As interim analyses have changed the game in medical and pharmaceutical research, we are convinced they will increasingly enter psychological studies. Apart from reducing overly long study durations and unnecessarily large sample sizes, related to effort, time, and money, they may lead to more ethical psychological studies by - on average - mitigating the effects of assigning participants to inferior psychological interventions. Though such consequences are often less drastic or visible in psychological research than in medical and pharmaceutical studies, many studies nevertheless involve suboptimal interventions, trainings, treatments, educational measures, etc. Furthermore, lower resource demands may enable additional studies which could not be conducted otherwise, or facilitate the acceptance of a study within a given institution, or promote the use of higher quality samples if researchers are less driven to resort to easily accessible yet less appropriate participants.

A key condition of applying interim testing strategies in psychological research is thorough a priori planning and specification before the study commences, which is less common in psychology than in medical and pharmaceutical research. But this demand to strictly follow a study protocol which is formulated and announced before conducting a study may cause researchers engaged in interim testing to become acquainted with more stringent standards. Otherwise, the exploratory hunting or fishing for significance at some unplanned interim stages would cause Type I error inflation because of uncontrolled multiple testing, in addition to the violation of scientific and ethical principles. Since approval by ethics committees or institutional review boards is becoming ever more common, this would be an appropriate occasion to announce group sequential designs as well. The ultimate objective of group sequential designs is not to meet formal requirements, however, but to protect respondents from avoidable burdens and to save researchers' resources.

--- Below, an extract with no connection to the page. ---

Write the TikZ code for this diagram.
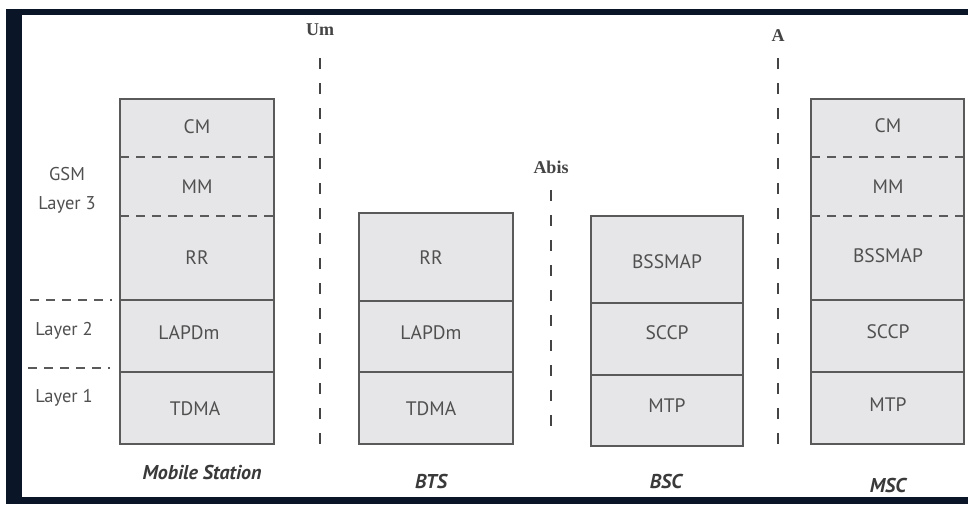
\documentclass[tikz,border=0pt]{standalone}
\usepackage{fontspec}
\setmainfont{PT Sans}
\newfontfamily\serifbold{Liberation Serif}
\begin{document}
\begin{tikzpicture}[x=1pt,y=-1pt,
  layerbox/.style={draw=boxline,line width=1.3pt,fill=boxfill},
  divsolid/.style={draw=boxline,line width=1.3pt},
  divdash/.style={draw=boxline,line width=1.2pt,dash pattern=on 9pt off 7pt},
  iface/.style={draw=ifline,line width=1.6pt,dash pattern=on 11pt off 14pt},
  lbl/.style={text=txtgray,font=\fontsize{19.5}{21}\selectfont,inner sep=0pt},
  sidelbl/.style={text=txtgray,font=\fontsize{18.5}{29}\selectfont,inner sep=0pt,align=center},
  captext/.style={text=captxt,font=\fontsize{20}{22}\selectfont\bfseries\itshape,inner sep=0pt},
  ifl/.style={text=ifline,font=\serifbold\fontsize{18}{20}\selectfont\bfseries,inner sep=0pt}]
\definecolor{boxline}{HTML}{5A5A5A}
\definecolor{boxfill}{HTML}{E6E6E8}
\definecolor{txtgray}{HTML}{505050}
\definecolor{captxt}{HTML}{3A3A3A}
\definecolor{ifline}{HTML}{444444}
\definecolor{frame}{HTML}{0B1528}
\useasboundingbox (0,0) rectangle (968,504);
\fill[white] (0,0) rectangle (968,504);
% frame
\fill[frame] (6,9) rectangle (968,15);
\fill[frame] (6,9) rectangle (22,504);
\fill[frame] (6,497) rectangle (968,504);

% Mobile station
\path[layerbox] (120,99) rectangle (274,444);
\draw[divdash] (120,157) -- (274,157);
\draw[divdash] (120,216) -- (274,216);
\draw[divsolid] (120,300) -- (274,300);
\draw[divsolid] (120,372) -- (274,372);
\node[lbl] (mscm) at (197,127) {CM};
\node[lbl] (msmm) at (197,187) {MM};
\node[lbl] (msrr) at (197,258) {RR};
\node[lbl] (mslap) at (189,333) {LAPDm};
\node[lbl] (mstd) at (195,409) {TDMA};
\node[sidelbl] (l3) at (67,190) {GSM\\Layer 3};
\node[sidelbl] (l2) at (64,331) {Layer 2};
\node[sidelbl] (l1) at (64,398) {Layer 1};
\draw[divdash] (30,300) -- (112,300);
\draw[divdash] (28,368) -- (110,368);
\node[captext] (capms) at (202,472) {Mobile Station};

% Um
\node[ifl] (um) at (320,30) {Um};
\coordinate (umtop) at (320,58);
\coordinate (umbot) at (320,450);
\draw[iface] (umtop) -- (umbot);

% BTS
\path[layerbox] (359,213) rectangle (513,444);
\draw[divsolid] (359,301) -- (513,301);
\draw[divsolid] (359,372) -- (513,372);
\node[lbl] (btsrr) at (431,258) {RR};
\node[lbl] (btslap) at (431,333) {LAPDm};
\node[lbl] (btstd) at (431,409) {TDMA};
\node[captext] (capbts) at (431,481) {BTS};

% Abis
\node[ifl] (abis) at (551,167) {Abis};
\coordinate (abtop) at (551,190);
\coordinate (abbot) at (551,440);
\draw[iface] (abtop) -- (abbot);

% BSC
\path[layerbox] (591,216) rectangle (743,446);
\draw[divsolid] (591,303) -- (743,303);
\draw[divsolid] (591,375) -- (743,375);
\node[lbl] (bscmap) at (667,262) {BSSMAP};
\node[lbl] (bscsccp) at (667,333) {SCCP};
\node[lbl] (bscmtp) at (667,406) {MTP};
\node[captext] (capbsc) at (666,481) {BSC};

% A
\node[ifl] (a) at (778,36) {A};
\coordinate (atop) at (778,58);
\coordinate (abot) at (778,452);
\draw[iface] (atop) -- (abot);

% MSC
\path[layerbox] (811,99) rectangle (964,444);
\draw[divdash] (811,157) -- (964,157);
\draw[divdash] (811,216) -- (964,216);
\draw[divsolid] (811,300) -- (964,300);
\draw[divsolid] (811,372) -- (964,372);
\node[lbl] (msccm) at (888,126) {CM};
\node[lbl] (mscmm) at (888,187) {MM};
\node[lbl] (mscmap) at (888,256) {BSSMAP};
\node[lbl] (mscsccp) at (888,332) {SCCP};
\node[lbl] (mscmtp) at (888,405) {MTP};
\node[captext] (capmsc) at (888,485) {MSC};
\end{tikzpicture}
\end{document}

When will group sequential designs be most effective? If the effect sizes observed are as expected, classical sample size planning will deliver reasonable sample sizes and results in order to achieve a power of, for example, 80%. In contrast, early stopping after an interim analysis will be particularly likely if the effect size is underestimated, as in our demonstration example, or is estimated with caution because of substantial uncertainty. The latter will apply to many cases where population effect parameters are difficult to predict, which is rather the rule than the exception in psychology, at least as soon as one deals with innovative topics or with innovative item material like in our empirical data set. Therefore, group sequential tests could be seen as a compromise between striving for results and sample sizes with the desired power, and efforts to reduce the use of resources and the encumbrance on participants when the results are more marked than modelled by careful or pessimistic pre-assumptions as demonstrated.

In conclusion, given their innovative conceptualization and ongoing refinements, we expect these powerful methods to markedly invigorate psychological research and further social science fields with currently modest usage of group sequential designs.